Collected material:
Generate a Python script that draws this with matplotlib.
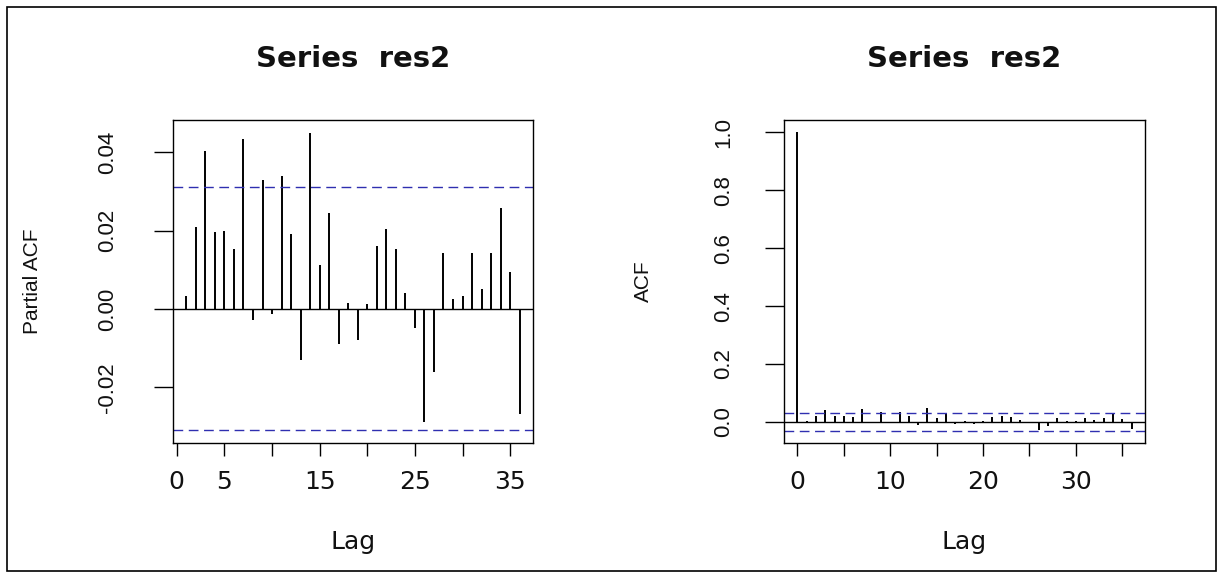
"""Recreate the R acf/pacf pair for res2."""

import numpy as np
import matplotlib
matplotlib.use('Agg')
import matplotlib.pyplot as plt
from matplotlib.patches import Rectangle

# values
PACF_LAGS = list(range(1, 37))
PACF_VALUES = [0.0034, 0.0208, 0.0404, 0.0197, 0.0200, 0.0153, 0.0433, -0.0027,
               0.0330, -0.0013, 0.0338, 0.0190, -0.0129, 0.0450, 0.0113, 0.0244,
               -0.0089, 0.0016, -0.0078, 0.0012, 0.0161, 0.0205, 0.0153, 0.0041,
               -0.0049, -0.0288, -0.0161, 0.0142, 0.0026, 0.0033, 0.0142, 0.0051,
               0.0142, 0.0258, 0.0095, -0.0269]
ACF_LAGS = list(range(0, 37))
ACF_VALUES = [1.0, 0.0035, 0.0210, 0.0410, 0.0205, 0.0210, 0.0160, 0.0440,
              -0.0010, 0.0340, 0.0010, 0.0350, 0.0210, -0.0110, 0.0470, 0.0120,
              0.0260, -0.0080, 0.0020, -0.0070, 0.0020, 0.0170, 0.0220, 0.0160,
              0.0050, -0.0040, -0.0280, -0.0150, 0.0150, 0.0030, 0.0040, 0.0150,
              0.0060, 0.0150, 0.0270, 0.0100, -0.0250]
CONF_LIMIT = 0.031
TITLE = 'Series  res2'

PACF_YTICKS = [-0.02, 0.00, 0.02, 0.04]
PACF_YLABELS = ['-0.02', '0.00', '0.02', '0.04']
PACF_XTICKS = [0, 5, 10, 15, 20, 25, 30, 35]
PACF_XLABELS = ['0', '5', '', '15', '', '25', '', '35']
ACF_YTICKS = [0.0, 0.2, 0.4, 0.6, 0.8, 1.0]
ACF_YLABELS = ['0.0', '0.2', '0.4', '0.6', '0.8', '1.0']
ACF_XTICKS = [0, 5, 10, 15, 20, 25, 30, 35]
ACF_XLABELS = ['0', '', '10', '', '20', '', '30', '']

BLUE = '#2F2FB0'
TEXT = '#111111'
W, H = 1221, 575


def frac(x0, y0, x1, y1):
    # pixel box (top-left origin) -> figure fraction rect
    return [x0 / W, 1 - y1 / H, (x1 - x0) / W, (y1 - y0) / H]


def style_axis(ax, xticks, xlabels, yticks, ylabels, ylabel, xlim, ylim,
               ypad):
    ax.set_xlim(*xlim)
    ax.set_ylim(*ylim)
    for spine in ax.spines.values():
        spine.set_linewidth(1.0)
        spine.set_color('black')
    ax.set_xticks(xticks)
    ax.set_xticklabels(xlabels, fontsize=18, family='DejaVu Sans', color=TEXT)
    ax.set_yticks(yticks)
    ax.set_yticklabels(ylabels, fontsize=16, family='Liberation Sans',
                       color=TEXT, rotation=90, va='center')
    ax.tick_params(axis='x', direction='out', length=9.4, width=1.0, pad=10)
    ax.tick_params(axis='y', direction='out', length=13.7, width=1.0,
                   pad=ypad)
    ax.set_xlabel('Lag', fontsize=18, family='DejaVu Sans', color=TEXT,
                  va='center')
    ax.xaxis.set_label_coords(0.5, (443 - 542) / 323)
    ax.set_ylabel(ylabel, fontsize=15, family='Liberation Sans', color=TEXT,
                  va='center')
    ax.axhline(0, color='black', lw=1.0)
    for c in (CONF_LIMIT, -CONF_LIMIT):
        ax.axhline(c, color=BLUE, lw=1.0, linestyle=(0, (7, 4)))


def main():
    fig = plt.figure(figsize=(W / 100, H / 100), dpi=100, facecolor='white')

    # Panel 1: partial autocorrelation
    ax = fig.add_axes(frac(173, 120, 533, 443))
    ax.vlines(PACF_LAGS, 0, PACF_VALUES, color='black', lw=1.4)
    style_axis(ax, PACF_XTICKS, PACF_XLABELS, PACF_YTICKS, PACF_YLABELS,
               'Partial ACF', (-0.4, 37.4), (-0.0342, 0.0482), ypad=26)
    ax.yaxis.set_label_coords((33 - 173) / 360, 0.5)
    ax.set_title(TITLE, fontsize=21, fontweight='bold', family='DejaVu Sans',
                 color=TEXT, pad=38)

    # Panel 2: autocorrelation
    ax = fig.add_axes(frac(784, 120, 1145, 443))
    ax.vlines(ACF_LAGS, 0, ACF_VALUES, color='black', lw=1.4)
    style_axis(ax, ACF_XTICKS, ACF_XLABELS, ACF_YTICKS, ACF_YLABELS, 'ACF',
               (-1.44, 37.44), (-0.073, 1.043), ypad=22)
    ax.yaxis.set_label_coords((643 - 784) / 361, 0.5)
    ax.set_title(TITLE, fontsize=21, fontweight='bold', family='DejaVu Sans',
                 color=TEXT, pad=38)

    # screenshot frame
    fig.patches.append(Rectangle((7 / W, 1 - 571 / H), 1209 / W, 564 / H,
                                 transform=fig.transFigure, fill=False,
                                 edgecolor='black', lw=1.2))

    fig.savefig('out.png', dpi=100, facecolor='white')
    plt.close(fig)


if __name__ == "__main__":
    main()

Task directions: Except for the pictures, give all the material above again verbatim.

Solved exercise:
Generate a Python script that draws this with matplotlib.
"""Recreate the R acf/pacf pair for res2."""

import numpy as np
import matplotlib
matplotlib.use('Agg')
import matplotlib.pyplot as plt
from matplotlib.patches import Rectangle

# values
PACF_LAGS = list(range(1, 37))
PACF_VALUES = [0.0034, 0.0208, 0.0404, 0.0197, 0.0200, 0.0153, 0.0433, -0.0027,
               0.0330, -0.0013, 0.0338, 0.0190, -0.0129, 0.0450, 0.0113, 0.0244,
               -0.0089, 0.0016, -0.0078, 0.0012, 0.0161, 0.0205, 0.0153, 0.0041,
               -0.0049, -0.0288, -0.0161, 0.0142, 0.0026, 0.0033, 0.0142, 0.0051,
               0.0142, 0.0258, 0.0095, -0.0269]
ACF_LAGS = list(range(0, 37))
ACF_VALUES = [1.0, 0.0035, 0.0210, 0.0410, 0.0205, 0.0210, 0.0160, 0.0440,
              -0.0010, 0.0340, 0.0010, 0.0350, 0.0210, -0.0110, 0.0470, 0.0120,
              0.0260, -0.0080, 0.0020, -0.0070, 0.0020, 0.0170, 0.0220, 0.0160,
              0.0050, -0.0040, -0.0280, -0.0150, 0.0150, 0.0030, 0.0040, 0.0150,
              0.0060, 0.0150, 0.0270, 0.0100, -0.0250]
CONF_LIMIT = 0.031
TITLE = 'Series  res2'

PACF_YTICKS = [-0.02, 0.00, 0.02, 0.04]
PACF_YLABELS = ['-0.02', '0.00', '0.02', '0.04']
PACF_XTICKS = [0, 5, 10, 15, 20, 25, 30, 35]
PACF_XLABELS = ['0', '5', '', '15', '', '25', '', '35']
ACF_YTICKS = [0.0, 0.2, 0.4, 0.6, 0.8, 1.0]
ACF_YLABELS = ['0.0', '0.2', '0.4', '0.6', '0.8', '1.0']
ACF_XTICKS = [0, 5, 10, 15, 20, 25, 30, 35]
ACF_XLABELS = ['0', '', '10', '', '20', '', '30', '']

BLUE = '#2F2FB0'
TEXT = '#111111'
W, H = 1221, 575


def frac(x0, y0, x1, y1):
    # pixel box (top-left origin) -> figure fraction rect
    return [x0 / W, 1 - y1 / H, (x1 - x0) / W, (y1 - y0) / H]


def style_axis(ax, xticks, xlabels, yticks, ylabels, ylabel, xlim, ylim,
               ypad):
    ax.set_xlim(*xlim)
    ax.set_ylim(*ylim)
    for spine in ax.spines.values():
        spine.set_linewidth(1.0)
        spine.set_color('black')
    ax.set_xticks(xticks)
    ax.set_xticklabels(xlabels, fontsize=18, family='DejaVu Sans', color=TEXT)
    ax.set_yticks(yticks)
    ax.set_yticklabels(ylabels, fontsize=16, family='Liberation Sans',
                       color=TEXT, rotation=90, va='center')
    ax.tick_params(axis='x', direction='out', length=9.4, width=1.0, pad=10)
    ax.tick_params(axis='y', direction='out', length=13.7, width=1.0,
                   pad=ypad)
    ax.set_xlabel('Lag', fontsize=18, family='DejaVu Sans', color=TEXT,
                  va='center')
    ax.xaxis.set_label_coords(0.5, (443 - 542) / 323)
    ax.set_ylabel(ylabel, fontsize=15, family='Liberation Sans', color=TEXT,
                  va='center')
    ax.axhline(0, color='black', lw=1.0)
    for c in (CONF_LIMIT, -CONF_LIMIT):
        ax.axhline(c, color=BLUE, lw=1.0, linestyle=(0, (7, 4)))


def main():
    fig = plt.figure(figsize=(W / 100, H / 100), dpi=100, facecolor='white')

    # Panel 1: partial autocorrelation
    ax = fig.add_axes(frac(173, 120, 533, 443))
    ax.vlines(PACF_LAGS, 0, PACF_VALUES, color='black', lw=1.4)
    style_axis(ax, PACF_XTICKS, PACF_XLABELS, PACF_YTICKS, PACF_YLABELS,
               'Partial ACF', (-0.4, 37.4), (-0.0342, 0.0482), ypad=26)
    ax.yaxis.set_label_coords((33 - 173) / 360, 0.5)
    ax.set_title(TITLE, fontsize=21, fontweight='bold', family='DejaVu Sans',
                 color=TEXT, pad=38)

    # Panel 2: autocorrelation
    ax = fig.add_axes(frac(784, 120, 1145, 443))
    ax.vlines(ACF_LAGS, 0, ACF_VALUES, color='black', lw=1.4)
    style_axis(ax, ACF_XTICKS, ACF_XLABELS, ACF_YTICKS, ACF_YLABELS, 'ACF',
               (-1.44, 37.44), (-0.073, 1.043), ypad=22)
    ax.yaxis.set_label_coords((643 - 784) / 361, 0.5)
    ax.set_title(TITLE, fontsize=21, fontweight='bold', family='DejaVu Sans',
                 color=TEXT, pad=38)

    # screenshot frame
    fig.patches.append(Rectangle((7 / W, 1 - 571 / H), 1209 / W, 564 / H,
                                 transform=fig.transFigure, fill=False,
                                 edgecolor='black', lw=1.2))

    fig.savefig('out.png', dpi=100, facecolor='white')
    plt.close(fig)


if __name__ == "__main__":
    main()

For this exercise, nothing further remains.